Simulated trading environments and professional platforms increasingly emphasize this distinction between noise and signal. The skill is not in predicting every intraday move, but in reading the broader structure and adapting position size and risk accordingly.

Practical Takeaways For Fx And Simulated Traders

Sterling’s current pattern offers several practical lessons for both live and simulated FX traders:

1. Respect the higher‑timeframe trend If daily or weekly charts show an ascending channel with repeated successful tests of support, it is dangerous to assume that a single down day marks the end of the move.[3] Aligning trades with the predominant trend often improves odds and reduces frustration.

2. Use intraday dips as potential entries, not automatic warning signs When the fundamental narrative remains supportive—policy stability, credible inflation control, improving risk sentiment—pullbacks can offer better risk‑reward entry points. The critical step is to define invalidation levels where the trend would genuinely be in doubt, rather than reacting emotionally to routine volatility.[3]

3. Separate macro drivers from event noise Data releases and political headlines can trigger short, sharp moves. For example, political crises or ministerial resignations have historically weighed on sterling as uncertainty spikes.[5] Yet if the underlying fiscal and monetary framework remains intact, those shocks may prove temporary. Simulated trading can be a useful way to practice distinguishing between structural shifts and transient volatility.

4. Focus on risk management, not perfect timing Intraday dips are inevitable. The difference between professional and novice traders often lies in how they manage these moves: adjusting position sizes, using stop‑losses aligned with meaningful technical levels, and avoiding over‑leverage when the calendar is crowded with risk events.

WHAT COULD CHANGE THE STORY?

Even a currency on track for a multi‑week advance is never guaranteed a smooth ride. Several factors could challenge sterling’s resilience:

A meaningful deterioration in UK growth data or a reacceleration in inflation could force the BoE into a tougher policy stance or undermine confidence in the medium‑term outlook. Unexpected fiscal slippage or renewed political instability could revive concerns about policy credibility, widening risk premiums and pressuring the pound.[5]

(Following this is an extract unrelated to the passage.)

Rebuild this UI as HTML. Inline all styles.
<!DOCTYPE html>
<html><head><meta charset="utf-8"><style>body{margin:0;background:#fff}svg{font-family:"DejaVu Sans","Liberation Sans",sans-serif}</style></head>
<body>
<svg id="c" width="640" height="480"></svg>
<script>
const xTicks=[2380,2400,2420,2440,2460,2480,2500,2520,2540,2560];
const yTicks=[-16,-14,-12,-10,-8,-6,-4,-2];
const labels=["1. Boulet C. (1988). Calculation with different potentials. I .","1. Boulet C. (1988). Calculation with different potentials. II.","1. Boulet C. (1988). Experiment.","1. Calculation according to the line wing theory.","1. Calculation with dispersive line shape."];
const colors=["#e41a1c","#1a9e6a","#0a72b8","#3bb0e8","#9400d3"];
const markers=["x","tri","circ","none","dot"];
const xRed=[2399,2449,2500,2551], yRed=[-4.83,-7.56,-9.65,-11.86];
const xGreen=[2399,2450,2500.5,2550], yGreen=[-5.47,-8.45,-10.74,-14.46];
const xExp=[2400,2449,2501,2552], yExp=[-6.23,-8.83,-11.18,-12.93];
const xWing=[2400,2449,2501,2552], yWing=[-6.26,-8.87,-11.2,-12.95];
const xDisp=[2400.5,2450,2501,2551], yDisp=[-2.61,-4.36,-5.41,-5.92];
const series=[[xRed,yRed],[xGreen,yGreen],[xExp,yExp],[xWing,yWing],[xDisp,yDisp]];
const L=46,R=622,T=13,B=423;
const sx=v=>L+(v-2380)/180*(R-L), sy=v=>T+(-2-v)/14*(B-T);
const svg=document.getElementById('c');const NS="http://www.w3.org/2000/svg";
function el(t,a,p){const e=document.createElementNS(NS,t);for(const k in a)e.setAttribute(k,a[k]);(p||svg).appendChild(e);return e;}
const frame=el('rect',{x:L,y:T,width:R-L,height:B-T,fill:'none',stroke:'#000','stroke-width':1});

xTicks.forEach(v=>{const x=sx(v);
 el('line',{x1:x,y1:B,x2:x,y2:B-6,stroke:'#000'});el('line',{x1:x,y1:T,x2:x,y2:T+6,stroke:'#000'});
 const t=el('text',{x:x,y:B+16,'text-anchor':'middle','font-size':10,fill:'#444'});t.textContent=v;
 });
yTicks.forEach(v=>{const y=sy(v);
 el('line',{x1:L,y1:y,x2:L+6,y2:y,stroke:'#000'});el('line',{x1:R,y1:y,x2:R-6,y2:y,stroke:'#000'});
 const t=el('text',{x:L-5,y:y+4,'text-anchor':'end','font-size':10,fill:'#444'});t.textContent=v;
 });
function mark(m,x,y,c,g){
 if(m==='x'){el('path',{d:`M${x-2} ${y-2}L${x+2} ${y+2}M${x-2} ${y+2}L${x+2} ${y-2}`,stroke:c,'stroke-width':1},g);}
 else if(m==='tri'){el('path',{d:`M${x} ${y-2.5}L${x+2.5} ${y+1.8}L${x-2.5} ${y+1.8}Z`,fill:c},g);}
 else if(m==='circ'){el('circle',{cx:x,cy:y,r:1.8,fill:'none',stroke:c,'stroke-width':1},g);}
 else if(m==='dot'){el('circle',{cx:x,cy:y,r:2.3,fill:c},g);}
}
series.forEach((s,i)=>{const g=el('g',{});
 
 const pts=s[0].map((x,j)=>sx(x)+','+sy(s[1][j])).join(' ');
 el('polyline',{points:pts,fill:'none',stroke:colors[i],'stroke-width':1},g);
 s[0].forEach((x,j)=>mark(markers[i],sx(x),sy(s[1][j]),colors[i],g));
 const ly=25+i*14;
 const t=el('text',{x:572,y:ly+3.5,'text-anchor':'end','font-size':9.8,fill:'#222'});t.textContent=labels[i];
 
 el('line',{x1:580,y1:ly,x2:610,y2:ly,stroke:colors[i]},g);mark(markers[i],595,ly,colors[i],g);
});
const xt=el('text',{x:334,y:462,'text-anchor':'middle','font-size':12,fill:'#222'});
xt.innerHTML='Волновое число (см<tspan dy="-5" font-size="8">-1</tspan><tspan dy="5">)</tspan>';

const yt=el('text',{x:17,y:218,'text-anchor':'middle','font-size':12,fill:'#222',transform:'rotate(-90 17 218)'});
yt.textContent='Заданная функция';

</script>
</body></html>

Global conditions also matter. A renewed surge in risk aversion—driven by geopolitical shocks, financial stress, or an aggressive repricing of US rate expectations—could restore the dollar’s dominance and push GBP/USD lower, as seen in earlier episodes when sterling slid to multi‑year lows.[4]

For traders, the implication is clear: the current bullish structure is conditional, not permanent. Monitoring policy signals, macro data, and technical levels together provides the best chance of staying on the right side of the move.

Looking Ahead For Sterling

For now, the balance of evidence still supports the view that sterling’s intraday weakness is a pause within a broader uptrend, rather than the start of a reversal.[2][3] A centrist, stability‑oriented policy backdrop and a more benign global risk environment offer a foundation for the pound’s multi‑week advance, even as day‑to‑day price action remains choppy.

Whether trading live markets or practicing in a simulated setting, the lesson is to think in terms of regimes rather than single sessions. Identify the dominant narrative, track how price reacts around key levels, and use dips to refine entries and manage risk—without losing sight of the bigger picture driving sterling’s path.